Rivals

True to his word, Miguel followed it up with a post which has me thinking a bit both on why I started following Barça as well as the greater implication of what it means to take part in a rivalry.

I’ve told my Barça origin story before but I haven’t been completely honest about it. I’ve always had an affinity toward the underdog and a tendency to avoid the most-popular choices. When I chose to be a Barça fan, it was with the full knowledge that the team I was choosing was somewhat dysfunctional and carried a lot of historical baggage. Yes, it was also a successful big club with big stars, but it wasn’t the big bandwagon club.

This is also due to soccer’s relative unimportance in America at the time. But I really came of age as a fan during the Gaspart years and learned a lot about how the club is expected to sabotoge any success and can break the hearts of its fans in the cruelest ways possible.

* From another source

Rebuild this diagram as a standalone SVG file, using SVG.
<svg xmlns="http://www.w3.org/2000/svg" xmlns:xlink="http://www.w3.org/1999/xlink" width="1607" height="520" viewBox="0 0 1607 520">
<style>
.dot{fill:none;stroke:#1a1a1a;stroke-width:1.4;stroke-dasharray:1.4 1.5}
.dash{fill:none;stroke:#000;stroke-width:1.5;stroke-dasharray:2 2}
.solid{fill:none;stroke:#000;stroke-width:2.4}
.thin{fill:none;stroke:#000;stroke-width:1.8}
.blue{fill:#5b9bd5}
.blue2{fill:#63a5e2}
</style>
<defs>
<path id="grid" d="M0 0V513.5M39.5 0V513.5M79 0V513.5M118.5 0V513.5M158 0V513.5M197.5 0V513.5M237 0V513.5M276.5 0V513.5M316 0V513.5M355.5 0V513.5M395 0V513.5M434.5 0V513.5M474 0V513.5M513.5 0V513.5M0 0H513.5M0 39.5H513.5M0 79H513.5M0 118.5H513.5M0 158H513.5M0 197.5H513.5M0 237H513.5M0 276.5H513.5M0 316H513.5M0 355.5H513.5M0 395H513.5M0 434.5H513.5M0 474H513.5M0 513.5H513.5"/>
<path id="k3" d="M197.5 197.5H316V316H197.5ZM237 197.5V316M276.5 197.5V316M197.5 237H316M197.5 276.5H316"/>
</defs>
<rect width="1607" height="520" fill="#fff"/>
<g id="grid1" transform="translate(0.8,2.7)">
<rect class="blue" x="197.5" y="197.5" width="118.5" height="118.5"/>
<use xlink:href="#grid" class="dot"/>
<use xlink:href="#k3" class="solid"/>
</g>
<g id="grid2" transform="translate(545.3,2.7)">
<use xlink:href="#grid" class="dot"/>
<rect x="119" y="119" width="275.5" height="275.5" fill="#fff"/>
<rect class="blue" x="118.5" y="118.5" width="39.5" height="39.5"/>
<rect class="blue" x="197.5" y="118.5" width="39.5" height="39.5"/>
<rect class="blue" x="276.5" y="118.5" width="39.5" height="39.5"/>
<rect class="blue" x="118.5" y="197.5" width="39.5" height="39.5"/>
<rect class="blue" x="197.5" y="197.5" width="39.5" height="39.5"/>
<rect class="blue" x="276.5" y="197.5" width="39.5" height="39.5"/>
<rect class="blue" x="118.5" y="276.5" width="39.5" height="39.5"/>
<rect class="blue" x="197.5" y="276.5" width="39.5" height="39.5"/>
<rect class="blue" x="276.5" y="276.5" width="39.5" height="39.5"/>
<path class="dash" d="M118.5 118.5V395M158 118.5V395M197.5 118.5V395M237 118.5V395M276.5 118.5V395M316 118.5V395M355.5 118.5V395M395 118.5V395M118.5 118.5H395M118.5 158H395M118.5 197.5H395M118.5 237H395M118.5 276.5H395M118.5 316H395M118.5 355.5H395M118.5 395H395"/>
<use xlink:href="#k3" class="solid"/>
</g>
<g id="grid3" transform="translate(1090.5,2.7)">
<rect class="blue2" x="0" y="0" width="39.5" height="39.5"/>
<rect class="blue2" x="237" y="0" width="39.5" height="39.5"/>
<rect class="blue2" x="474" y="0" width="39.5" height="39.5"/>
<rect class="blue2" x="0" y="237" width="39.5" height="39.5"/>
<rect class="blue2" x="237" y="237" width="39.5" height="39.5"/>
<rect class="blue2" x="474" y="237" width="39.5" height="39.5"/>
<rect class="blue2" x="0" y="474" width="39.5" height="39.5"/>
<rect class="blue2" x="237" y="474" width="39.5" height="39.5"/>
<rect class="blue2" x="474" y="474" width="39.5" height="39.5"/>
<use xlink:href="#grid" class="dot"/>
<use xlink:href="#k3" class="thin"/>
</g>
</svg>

Where Real Madrid was the Yankees, Barça was the Red Sox.

While this analogy still holds, it means something completely different now than it did before 2004. I kind of miss the previous world even though I enjoy the current one where the former ne’er-do-well teams are now yearly contenders and the former top dogs have had a long run without ultimate success despite their payrolls.

In short, I miss the Real Madrid from the early 2000s. It was nice to have a rival which I respected and which I knew would approach the game in the correct manner. There were no players I actively hated for how they played the game* and I looked forward to the clásicos even though I was never at all confident of a result.

*The Figo situation was about betrayal, not about playing style. I understand the fan anger but I do not condone the pig tossing and abuse.

It was an honor to be able to call them our rivals and contrasts greatly with the current situation where there is so much bad blood between the players and in the press that it’s almost impossible to stay above the fray. All of us risk getting pulled into the trap of fanaticism and hate and it’s getting to the point where many of us are actively wishing to avoid playing our rival.

It’s not even too much of a good thing. It’s just too much.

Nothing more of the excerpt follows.